A former wood turner in his 70s, Mr Sweetman did not respond to requests for an interview. However, he told the Irish Examiner earlier this year that he is a “man of straw” who cannot pay legal costs if he loses.
“He wins 95 per cent of his cases,” said solicitor Fred Logue about Mr Sweetman, whose expertise is widely acknowledged.
In order for a judicial review to be allowed, there must be “substantial grounds” for it being heard, said Mr Logue. “There is no basis for saying frivolous cases are being run. The system doesn’t allow frivolous cases.”
ABP used to have a good track record in relation to defending its decisions, said Mr Logue, but this has changed in more recent years. Data kept by his firm, FP Logue solicitors, shows that in 94 per cent of SHD cases to date, the ABP decision failed to withstand the challenge. “It is not the fault of judicial reviews. It is the fault of the legislation and the fault of developers’ expectations as to what they think they can get permission for.”

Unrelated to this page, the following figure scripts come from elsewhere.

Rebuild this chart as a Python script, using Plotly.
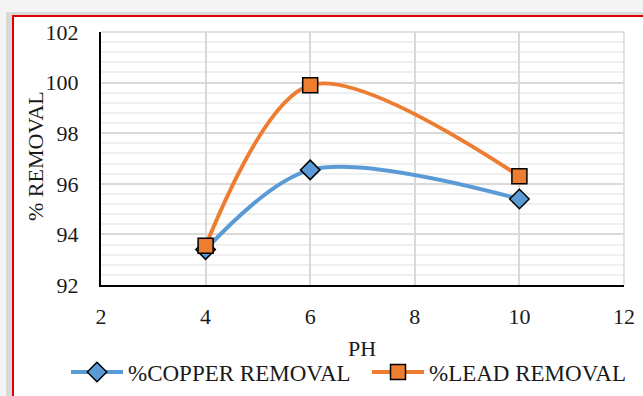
import plotly.graph_objects as go

ph = [4, 6, 10]
copper = [93.4, 96.55, 95.4]
lead = [93.55, 99.9, 96.3]

W, H = 643, 396
L, R, T, B = 101, 624, 32, 285

def px(x):
    return (x - L) / (R - L)

def py(y):
    return (B - y) / (B - T)

FONT = "Liberation Serif"
TXT = "#1a1a1a"

fig = go.Figure()
fig.add_trace(go.Scatter(
    x=ph, y=copper, name="%COPPER REMOVAL", mode="lines+markers", legend="legend",
    line=dict(color="#5B9BD5", width=4, shape="spline", smoothing=0.9),
    marker=dict(symbol="diamond", size=15, color="#5B9BD5", line=dict(color="black", width=1.5)),
))
fig.add_trace(go.Scatter(
    x=ph, y=lead, name="%LEAD REMOVAL", mode="lines+markers", legend="legend2",
    line=dict(color="#ED7D31", width=4, shape="spline", smoothing=0.9),
    marker=dict(symbol="square", size=15, color="#ED7D31", line=dict(color="black", width=1.5)),
))

shapes = [
    dict(type="rect", xref="paper", yref="paper", x0=px(6), x1=px(700), y0=py(12), y1=py(450),
         fillcolor="#d9d9d9", line=dict(width=0), layer="below"),
    dict(type="rect", xref="paper", yref="paper", x0=px(13), x1=px(700), y0=py(16), y1=py(450),
         fillcolor="white", line=dict(color="#e00000", width=2), layer="below"),
    dict(type="line", xref="paper", yref="paper", x0=1, x1=1, y0=0, y1=1,
         line=dict(color="#d9d9d9", width=1.5)),
    dict(type="line", xref="paper", yref="paper", x0=0, x1=1, y0=1, y1=1,
         line=dict(color="#d9d9d9", width=1.5)),
]

leg_common = dict(orientation="h", yanchor="middle", xanchor="left",
                  font=dict(size=23, family=FONT, color=TXT), itemwidth=52,
                  bgcolor="rgba(0,0,0,0)", borderwidth=0)

fig.update_layout(
    width=W, height=H,
    margin=dict(l=L, r=W - R, t=T, b=H - B, pad=0, autoexpand=False),
    paper_bgcolor="#f4f4f4", plot_bgcolor="white",
    font=dict(family=FONT, size=20, color=TXT),
    shapes=shapes,
    showlegend=True,
    legend=dict(x=px(66), y=py(372), **leg_common),
    legend2=dict(x=px(367), y=py(372), **leg_common),
    xaxis=dict(range=[2, 12], dtick=2, tick0=2, showgrid=True, gridcolor="#d9d9d9", gridwidth=1.5,
               showline=True, linecolor="black", linewidth=2, ticks="", zeroline=False,
               tickfont=dict(size=22, family=FONT, color=TXT), ticklabelstandoff=11),
    yaxis=dict(range=[92, 102], dtick=2, tick0=92, showgrid=True, gridcolor="#d9d9d9", gridwidth=1.5,
               showline=True, linecolor="black", linewidth=2, ticks="", zeroline=False,
               tickfont=dict(size=22, family=FONT, color=TXT), ticklabelstandoff=16,
               minor=dict(dtick=0.4, showgrid=True, gridcolor="#efefef", gridwidth=1.5)),
    annotations=[
        dict(text="PH", xref="paper", yref="paper", x=px(362), y=py(349), xanchor="center", yanchor="middle",
             showarrow=False, font=dict(size=22, family=FONT, color=TXT)),
        dict(text="% REMOVAL", xref="paper", yref="paper", x=px(35), y=py(156), xanchor="center", yanchor="middle",
             textangle=-90, showarrow=False, font=dict(size=22, family=FONT, color=TXT)),
    ],
)

fig.write_html("out.html")
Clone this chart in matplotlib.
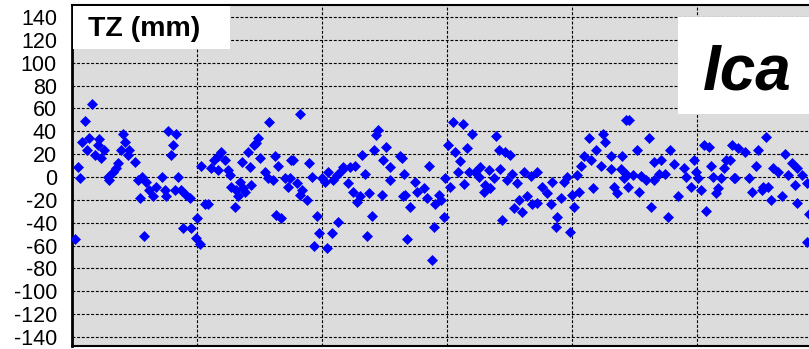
import matplotlib
matplotlib.use("Agg")
import matplotlib.pyplot as plt
from matplotlib.patches import Rectangle

# Sample position (days along the record) and TZ offset in mm
day = [20, 13, 10, 17, 15, 27, 26, 32, 29, 23, 6, 8, 37, 41, 46, 36, 44, 51, 53, 49,
       57, 63, 56, 96, 104, 101, 99, 66, 70, 74, 68, 77, 81, 84, 90, 93, 94, 103, 106, 72,
       3,
       197, 186, 184, 182, 176, 188, 149, 146, 142, 153, 129, 139, 146, 156, 158, 170, 178, 203, 206,
       219, 193, 196, 201, 213, 216, 159, 164, 168, 171, 179, 166, 173, 163, 109, 114, 118, 133, 136,
       125, 111, 119, 124, 128, 204, 209,
       228, 306, 304, 302, 314, 221, 237, 290, 311, 328, 318, 218, 225, 230, 228, 235, 240, 250, 253,
       256, 261, 265, 270, 278, 283, 271, 293, 276, 281, 288, 285, 297, 310, 318, 331, 245, 266, 300,
       247, 260, 295, 242, 255,
       381, 391, 400, 424, 376, 383, 395, 388, 427, 433, 438, 330, 357, 386, 397, 408, 417, 428, 440,
       332, 373, 378, 392, 403, 407, 413, 412, 418, 422, 435, 333, 343, 345, 352, 355, 338, 367, 369,
       363, 372, 362, 335, 360, 430, 442,
       554, 517, 531, 533, 524, 512, 519, 539, 550, 509, 529, 539, 549, 552, 452, 459, 465, 445, 480,
       492, 495, 505, 470, 475, 489, 479, 500, 507, 502, 521, 542, 545, 447, 455, 450, 460, 465, 485,
       484, 498,
       557, 577, 565, 598, 632, 637, 660, 582, 589, 602, 622, 639, 654, 652, 554, 561, 569, 574, 582,
       587, 593, 612, 614, 624, 626, 619, 629, 641, 649, 662, 646, 644, 556, 567, 606, 579, 634, 596,
       694, 666, 673, 686, 713, 658, 684, 701, 706, 720, 725, 730, 735, 716, 723, 663, 677, 680, 691,
       696, 690, 699, 710, 725, 735, 737]

tz = [64, 49, 31, 34, 24, 33, 28, 24, 17, 19, 9, -1, -3, 4, 12, 0, 8, 38, 31, 24,
      24, 13, 19, 40, 38, 28, 19, -3, 0, -4, -18, -11, -17, -9, 0, -11, -17, -11, 0, -52,
      -54,
      48, 34, 30, 28, 22, 17, 22, 18, 15, 15, 10, 8, 6, 6, 2, 13, 9, 18, 10,
      15, 4, -1, -3, -1, -9, -9, -11, -4, -10, -7, -17, -13, -26, -11, -16, -18, -24, -24,
      -36, -45, -45, -53, -59, -33, -36,
      55, 41, 37, 24, 26, 15, 12, 19, 15, 18, 9, -1, -5, -11, -16, -20, 0, -1, -4,
      4, -3, 2, 6, 9, 10, 9, 3, -5, -13, -17, -22, -14, -16, -3, -17, -34, -39, -34,
      -49, -49, -52, -60, -62,
      48, 46, 38, 36, 28, 22, 25, 14, 24, 22, 19, 17, 10, 4, 4, 9, 6, 7, 3,
      3, -1, -9, -6, 4, 0, -7, -13, -10, -1, -3, -16, -4, -13, -10, -18, -26, -16, -20,
      -24, -35, -44, -54, -73, -38, -27,
      50, 34, 38, 31, 24, 18, 15, 18, 18, 10, 10, 7, 7, -1, 4, 1, 4, -5, -4,
      -4, 0, 2, -9, -14, -18, -24, -16, -13, -26, -10, -9, -14, -20, -17, -31, -24, -23, -35,
      -44, -48,
      50, 34, 24, 24, 28, 26, 28, 13, 15, 11, 15, 10, 15, 8, 3, 2, 1, -3, -3,
      3, 3, 8, 0, 4, -1, -9, -11, 0, -1, -1, -10, -14, -9, -13, -17, -26, -30, -35,
      35, 25, 22, 24, 20, 15, 10, 8, 4, 12, 8, 2, -5, 2, -7, -1, -1, -13, -9,
      -9, -11, -20, -17, -23, -57, -32]

y_ticks = list(range(-140, 141, 20))
x_grid = list(range(0, 751, 125))

W, H = 809, 349
fig = plt.figure(figsize=(W / 100, H / 100), dpi=100)
fig.patch.set_facecolor("white")
plt.rcParams["font.family"] = ["Liberation Sans", "DejaVu Sans"]


def fx(px):
    return px / W


def fy(py):
    return 1 - py / H


ax = fig.add_axes([fx(72), fy(346), fx(822) - fx(72), fy(5) - fy(346)])
ax.set_facecolor("#dcdcdc")
ax.set_xlim(0, 750)
ax.set_ylim(-147.9, 150.5)
ax.set_yticks(y_ticks)
ax.set_yticklabels([str(v) for v in y_ticks], family="Liberation Sans")
ax.set_xticks(x_grid)
ax.tick_params(axis="x", length=0, labelbottom=False)
ax.tick_params(axis="y", length=0, pad=10.8, labelsize=15.5)
ax.grid(True, color="black", linestyle=(0, (2.6, 1.6)), linewidth=0.8)
ax.set_axisbelow(True)

ax.plot(day, tz, linestyle="none", marker="D", ms=4.6,
        color="#0000ff", mec="#0000ff", mew=0.5, zorder=3)

ax.spines["left"].set_linewidth(2.0)
ax.spines["top"].set_linewidth(1.5)
ax.spines["bottom"].set_linewidth(1.5)
ax.spines["right"].set_visible(False)
for s in ax.spines.values():
    s.set_color("black")

# Title box, top left
fig.add_artist(Rectangle((fx(73), fy(49)), fx(230) - fx(73), fy(6) - fy(49),
                         transform=fig.transFigure, facecolor="white",
                         edgecolor="none", zorder=5))
fig.text(fx(88), fy(36), "TZ (mm)", fontsize=20.5, fontweight="bold",
         family="Liberation Sans", va="baseline", ha="left", zorder=6)

# Station box, top right
fig.add_artist(Rectangle((fx(678), fy(114)), fx(830) - fx(678), fy(17) - fy(114),
                         transform=fig.transFigure, facecolor="white",
                         edgecolor="none", zorder=5))
fig.text(fx(703), fy(89), "Ica", fontsize=46, fontweight="bold", style="italic",
         family="Liberation Sans", va="baseline", ha="left", zorder=6)

fig.savefig("out.png", dpi=100)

He believes developers got what they wanted with the SHD regime in 2016 and “can’t really complain now that the whole system is falling apart.”
It is troubling, he said, that “now that the legislation has failed, they are coming after the legal system. We are supposed to live in a democracy.”
Mr Burke said the Government does not intend to renew the SHD scheme when it comes to an end in February. However, with the multibillion euro National Development Plan on the way, major projects cannot be held up for years in the courts, he warned.
Planning consultant Tom Phillips, of Tom Phillips and Associates, said only Irish-based funds and foreign institutions are willing to fund substantial housing/apartment developments. But they are getting nervous.
“Planning risk is a really important issue for funding institutions and we have to [tell clients] that the whole Irish planning system is now a major risk.”
Mr Logue believes that tweaking the judicial review system is just “inviting more litigation”.
“They are not going to be able to manage people out of the system through costs and thresholds and things. I just can’t see how it can work.”
Ballyboden objection to SHD
Meanwhile, the Ballyboden Tidy Towns group, in south Dublin, is currently objecting to a number of SHDs in their area, and has initiated a judicial review against one, for almost 500 apartments, at Taylor’s Lane.
The case is scheduled to be heard this November, with Mr Logue acting as the group’s solicitor.
“We’re not against development,” said Angela O’Donoghue, chairwoman of the group. “What we want, though, is sewage that works, that our rivers remain healthy, that we can hear birdsong, and that there are green spaces.”
If you lose a case, she said, you only pay your own expenses “but they are still huge . . . It is very unfair that environmental justice only happens in this country if you can raise enough money to fund a judicial review.”
Her group uses online fundraising, and events such as cake sales, to raise money. She has been contacted for advice by residents from “Sandymount, Rathcoole, Dartry, Delgany and Goatstown”, she said.
Barrister Alan Doyle, who used to have ABP as a client when he worked as a solicitor, said the “continued harping on about judicial review being an impediment to development is incorrect”.
Developers need to put in applications that comply with the law and ABP needs to follow the law when it is determining applications.
“People are entitled to the rule of law.”